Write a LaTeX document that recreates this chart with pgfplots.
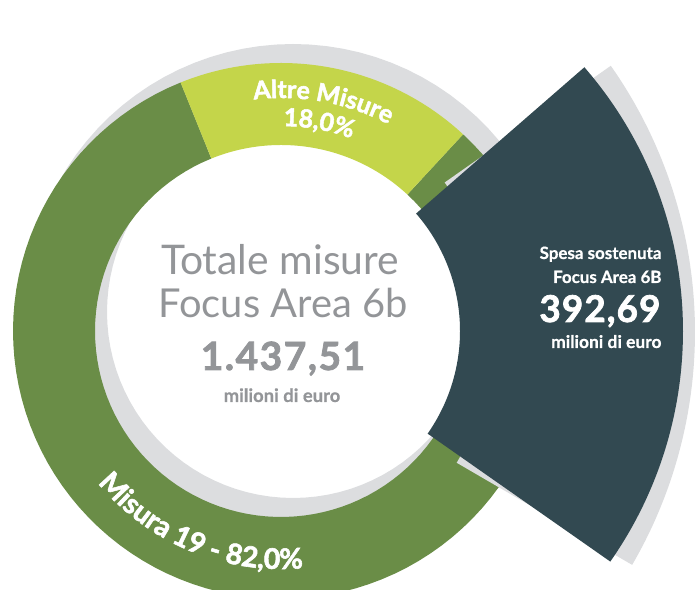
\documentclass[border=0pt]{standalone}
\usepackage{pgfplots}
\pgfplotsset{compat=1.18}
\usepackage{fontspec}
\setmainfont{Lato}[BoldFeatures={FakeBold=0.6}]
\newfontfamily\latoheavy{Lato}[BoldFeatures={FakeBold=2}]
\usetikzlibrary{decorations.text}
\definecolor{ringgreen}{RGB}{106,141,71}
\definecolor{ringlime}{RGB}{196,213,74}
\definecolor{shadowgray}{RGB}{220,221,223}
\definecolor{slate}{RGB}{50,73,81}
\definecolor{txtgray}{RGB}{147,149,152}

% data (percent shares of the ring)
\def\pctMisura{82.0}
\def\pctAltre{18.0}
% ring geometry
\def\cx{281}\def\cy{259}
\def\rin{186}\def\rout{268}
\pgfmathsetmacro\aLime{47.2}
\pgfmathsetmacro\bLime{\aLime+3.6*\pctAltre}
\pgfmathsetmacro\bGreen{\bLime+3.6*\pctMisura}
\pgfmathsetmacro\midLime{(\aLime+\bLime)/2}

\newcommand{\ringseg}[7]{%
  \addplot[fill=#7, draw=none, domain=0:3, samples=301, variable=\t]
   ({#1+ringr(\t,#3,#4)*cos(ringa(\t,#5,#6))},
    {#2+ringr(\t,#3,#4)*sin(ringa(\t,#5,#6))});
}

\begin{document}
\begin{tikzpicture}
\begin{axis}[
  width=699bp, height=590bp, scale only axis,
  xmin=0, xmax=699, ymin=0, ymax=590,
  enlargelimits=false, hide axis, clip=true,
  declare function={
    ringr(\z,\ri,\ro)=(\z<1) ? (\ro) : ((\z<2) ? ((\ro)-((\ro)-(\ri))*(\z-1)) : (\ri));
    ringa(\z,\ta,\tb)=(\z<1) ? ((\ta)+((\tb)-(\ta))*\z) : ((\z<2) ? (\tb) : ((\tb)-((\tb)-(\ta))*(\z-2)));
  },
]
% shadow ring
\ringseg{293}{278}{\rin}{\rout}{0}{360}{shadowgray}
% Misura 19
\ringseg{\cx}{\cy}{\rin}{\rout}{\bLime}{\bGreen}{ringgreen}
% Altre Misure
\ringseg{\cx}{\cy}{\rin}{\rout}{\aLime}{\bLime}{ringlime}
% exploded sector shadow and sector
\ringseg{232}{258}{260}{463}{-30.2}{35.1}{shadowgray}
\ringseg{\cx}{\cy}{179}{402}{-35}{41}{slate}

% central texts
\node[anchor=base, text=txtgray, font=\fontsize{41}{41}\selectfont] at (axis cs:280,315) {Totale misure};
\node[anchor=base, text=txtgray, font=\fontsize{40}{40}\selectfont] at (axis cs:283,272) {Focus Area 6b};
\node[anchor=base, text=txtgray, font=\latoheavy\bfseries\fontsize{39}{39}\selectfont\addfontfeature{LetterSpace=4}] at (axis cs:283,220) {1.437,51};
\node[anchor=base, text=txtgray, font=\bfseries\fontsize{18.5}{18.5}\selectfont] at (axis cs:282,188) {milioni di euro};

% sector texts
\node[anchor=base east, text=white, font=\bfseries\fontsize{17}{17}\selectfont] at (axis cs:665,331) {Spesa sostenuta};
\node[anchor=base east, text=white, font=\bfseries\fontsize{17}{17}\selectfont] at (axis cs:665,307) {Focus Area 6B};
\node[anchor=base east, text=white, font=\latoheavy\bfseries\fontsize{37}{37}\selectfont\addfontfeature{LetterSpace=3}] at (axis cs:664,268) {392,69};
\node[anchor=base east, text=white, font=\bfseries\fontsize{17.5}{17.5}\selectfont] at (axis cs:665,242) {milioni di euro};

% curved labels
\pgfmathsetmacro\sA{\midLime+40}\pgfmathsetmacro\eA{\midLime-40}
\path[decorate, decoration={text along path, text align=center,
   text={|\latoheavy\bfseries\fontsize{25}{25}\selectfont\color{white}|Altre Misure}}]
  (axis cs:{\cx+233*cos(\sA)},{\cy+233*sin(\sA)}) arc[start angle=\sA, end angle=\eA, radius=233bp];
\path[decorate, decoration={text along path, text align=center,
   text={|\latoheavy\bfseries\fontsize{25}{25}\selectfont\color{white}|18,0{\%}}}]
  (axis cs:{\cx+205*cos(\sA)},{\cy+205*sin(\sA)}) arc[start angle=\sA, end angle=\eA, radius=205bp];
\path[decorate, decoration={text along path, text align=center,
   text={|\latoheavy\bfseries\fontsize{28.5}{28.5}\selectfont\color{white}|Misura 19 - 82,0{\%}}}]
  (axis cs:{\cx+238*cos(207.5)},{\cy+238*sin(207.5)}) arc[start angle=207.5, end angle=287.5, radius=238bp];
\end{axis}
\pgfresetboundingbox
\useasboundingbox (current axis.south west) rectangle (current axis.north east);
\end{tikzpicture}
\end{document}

* * * * * * * * *

> [PROBLEM]:
Replicate the material above verbatim; images stay out of the copy.

> [SOLUTION TO THIS EXERCISE]:
Write a LaTeX document that recreates this chart with pgfplots.
\documentclass[border=0pt]{standalone}
\usepackage{pgfplots}
\pgfplotsset{compat=1.18}
\usepackage{fontspec}
\setmainfont{Lato}[BoldFeatures={FakeBold=0.6}]
\newfontfamily\latoheavy{Lato}[BoldFeatures={FakeBold=2}]
\usetikzlibrary{decorations.text}
\definecolor{ringgreen}{RGB}{106,141,71}
\definecolor{ringlime}{RGB}{196,213,74}
\definecolor{shadowgray}{RGB}{220,221,223}
\definecolor{slate}{RGB}{50,73,81}
\definecolor{txtgray}{RGB}{147,149,152}

% data (percent shares of the ring)
\def\pctMisura{82.0}
\def\pctAltre{18.0}
% ring geometry
\def\cx{281}\def\cy{259}
\def\rin{186}\def\rout{268}
\pgfmathsetmacro\aLime{47.2}
\pgfmathsetmacro\bLime{\aLime+3.6*\pctAltre}
\pgfmathsetmacro\bGreen{\bLime+3.6*\pctMisura}
\pgfmathsetmacro\midLime{(\aLime+\bLime)/2}

\newcommand{\ringseg}[7]{%
  \addplot[fill=#7, draw=none, domain=0:3, samples=301, variable=\t]
   ({#1+ringr(\t,#3,#4)*cos(ringa(\t,#5,#6))},
    {#2+ringr(\t,#3,#4)*sin(ringa(\t,#5,#6))});
}

\begin{document}
\begin{tikzpicture}
\begin{axis}[
  width=699bp, height=590bp, scale only axis,
  xmin=0, xmax=699, ymin=0, ymax=590,
  enlargelimits=false, hide axis, clip=true,
  declare function={
    ringr(\z,\ri,\ro)=(\z<1) ? (\ro) : ((\z<2) ? ((\ro)-((\ro)-(\ri))*(\z-1)) : (\ri));
    ringa(\z,\ta,\tb)=(\z<1) ? ((\ta)+((\tb)-(\ta))*\z) : ((\z<2) ? (\tb) : ((\tb)-((\tb)-(\ta))*(\z-2)));
  },
]
% shadow ring
\ringseg{293}{278}{\rin}{\rout}{0}{360}{shadowgray}
% Misura 19
\ringseg{\cx}{\cy}{\rin}{\rout}{\bLime}{\bGreen}{ringgreen}
% Altre Misure
\ringseg{\cx}{\cy}{\rin}{\rout}{\aLime}{\bLime}{ringlime}
% exploded sector shadow and sector
\ringseg{232}{258}{260}{463}{-30.2}{35.1}{shadowgray}
\ringseg{\cx}{\cy}{179}{402}{-35}{41}{slate}

% central texts
\node[anchor=base, text=txtgray, font=\fontsize{41}{41}\selectfont] at (axis cs:280,315) {Totale misure};
\node[anchor=base, text=txtgray, font=\fontsize{40}{40}\selectfont] at (axis cs:283,272) {Focus Area 6b};
\node[anchor=base, text=txtgray, font=\latoheavy\bfseries\fontsize{39}{39}\selectfont\addfontfeature{LetterSpace=4}] at (axis cs:283,220) {1.437,51};
\node[anchor=base, text=txtgray, font=\bfseries\fontsize{18.5}{18.5}\selectfont] at (axis cs:282,188) {milioni di euro};

% sector texts
\node[anchor=base east, text=white, font=\bfseries\fontsize{17}{17}\selectfont] at (axis cs:665,331) {Spesa sostenuta};
\node[anchor=base east, text=white, font=\bfseries\fontsize{17}{17}\selectfont] at (axis cs:665,307) {Focus Area 6B};
\node[anchor=base east, text=white, font=\latoheavy\bfseries\fontsize{37}{37}\selectfont\addfontfeature{LetterSpace=3}] at (axis cs:664,268) {392,69};
\node[anchor=base east, text=white, font=\bfseries\fontsize{17.5}{17.5}\selectfont] at (axis cs:665,242) {milioni di euro};

% curved labels
\pgfmathsetmacro\sA{\midLime+40}\pgfmathsetmacro\eA{\midLime-40}
\path[decorate, decoration={text along path, text align=center,
   text={|\latoheavy\bfseries\fontsize{25}{25}\selectfont\color{white}|Altre Misure}}]
  (axis cs:{\cx+233*cos(\sA)},{\cy+233*sin(\sA)}) arc[start angle=\sA, end angle=\eA, radius=233bp];
\path[decorate, decoration={text along path, text align=center,
   text={|\latoheavy\bfseries\fontsize{25}{25}\selectfont\color{white}|18,0{\%}}}]
  (axis cs:{\cx+205*cos(\sA)},{\cy+205*sin(\sA)}) arc[start angle=\sA, end angle=\eA, radius=205bp];
\path[decorate, decoration={text along path, text align=center,
   text={|\latoheavy\bfseries\fontsize{28.5}{28.5}\selectfont\color{white}|Misura 19 - 82,0{\%}}}]
  (axis cs:{\cx+238*cos(207.5)},{\cy+238*sin(207.5)}) arc[start angle=207.5, end angle=287.5, radius=238bp];
\end{axis}
\pgfresetboundingbox
\useasboundingbox (current axis.south west) rectangle (current axis.north east);
\end{tikzpicture}
\end{document}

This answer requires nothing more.